In der Pause folgte ein reger Austausch unter den Besuchern und Teilnehmern, bevor mit dem Vortrag von Dr. Franziska Tanneberger der mit Spannung erwartete Höhepunkt der Veranstaltung erreicht wurde. Sie ist eine der bekanntesten Moorforscherinnen Deutschlands und Leiterin des Moor Centrum Greifswald. „Frau Tanneberger hat für unser Bundesland auch international sehr viel an Renommee eingebracht“, fand Minister Dr. Backhaus eingangs lobende Worte für die Moorexpertin. In ihrem Vortrag „Moore an der Küste - Naturschätze oder Auspuff der Landschaft?“ legte sie auf anschauliche Weise die Auswirkungen von entwässerten Mooren dar und gab zahlreiche Einblicke in mögliche Landnutzungsoptionen auf nassen Flächen. Die sogenannte Paludikultur umfasst dabei land- und forstwirtschaftliche Nutzungen auf wiedervernässten Mooren, wie dem Anbau von Schilf für Reetdächer und Rohrkolben für Jackenfutter, der Haltung von Wasserbüffeln oder die Nutzung von wasserliebenden Schwarzerlen für die Holzwirtschaft. Gemeinsam für die verschiedenen Nutzungen ist, dass der Torfkörper dabei stets erhalten bleibt. Auf diese Weise lasse sich Landwirtschaft mit den Klimaschutzzielen vereinbaren. Gleichzeitig legte die Moorforscherin nahe: „Wir brauchen auch Tempo – die Uhr tickt!“ Auch wenn Schutzgebiete einen großen Anteil an den wiedervernässten Mooren haben, so müsse die Renaturierung auf eine große Akzeptanz in der Gesellschaft stoßen. „Die Entwässerung der Moore war früher ein gesamtgesellschaftliches Ziel und das muss auch heute wieder für die Wiedervernässung gelten“, betonte sie mit Nachdruck.

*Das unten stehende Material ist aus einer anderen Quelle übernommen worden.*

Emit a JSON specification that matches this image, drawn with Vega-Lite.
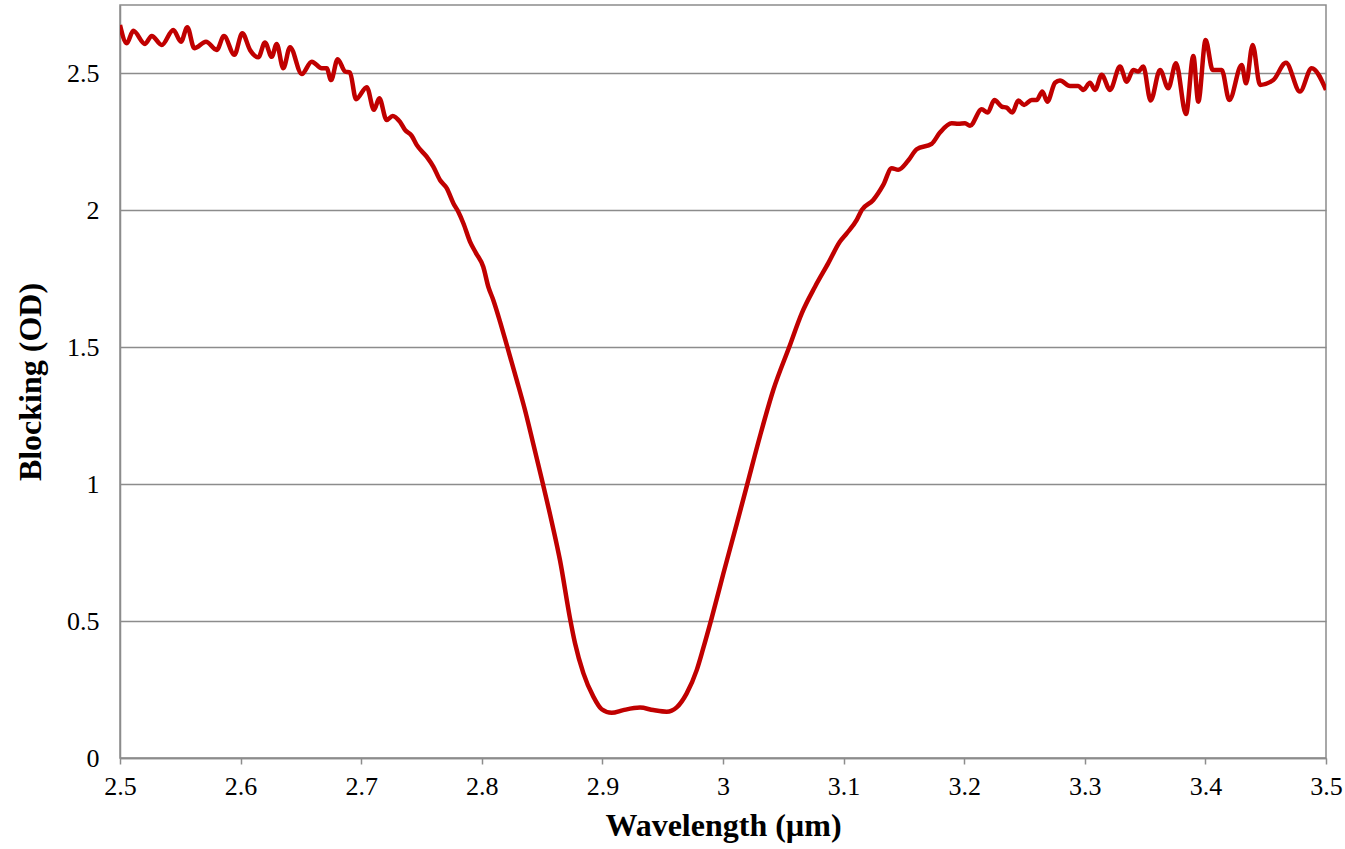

„Wir Deutschen haben historisch einen viel größeren Anteil am Klimawandel als zum Beispiel China, wo die Industrialisierung erst später einsetzte“, gab sie zu bedenken. Seit 1980 sind deutschlandweit etwa 70.000 ha Moore wiedervernässt worden. Notwendig seien ihren Worten nach jedoch 50.000 ha pro Jahr, um die Klimaziele bis 2050 und das 1,5°-Ziel zu erreichen. Eine Beschleunigung sei nötig und „das hätte die Dimension des Kohleausstiegs“, so die Moorexpertin. Im Vergleich zu Deutschland hat Mecklenburg-Vorpommern mit seinen etwa 30.000 ha wiedervernässten Moorflächen sogar einen Vorsprung. Dort wird schon verbreiteter mit nassen Mooren gelebt und dem Absinken von Landfläche entgegengewirkt. Die Wiedervernässung von Moorflächen sei außerdem, bezogen auf ihre Wirkung, eine der günstigsten Klimaschutzmaßnahmen, berichtete Frau Dr. Tanneberger.
Ihr Wissen rund um die Moore und ihre Zukunft sowie Geschichten mit „mooraktiven“ Menschen hat sie gemeinsam mit der Wissenschaftsjournalistin Vera Schroeder in dem Buch „Das Moor“ anschaulich, fesselnd und leicht verständlich niedergeschrieben. Ihr Buch hatte zeitgleich mit dem Saisonauftakt Premiere und so gehörte Minister Dr. Backhaus, dem sie abschließend ein Buch überreichte, mit zu den ersten Besitzern dieser wichtigen Lektüre.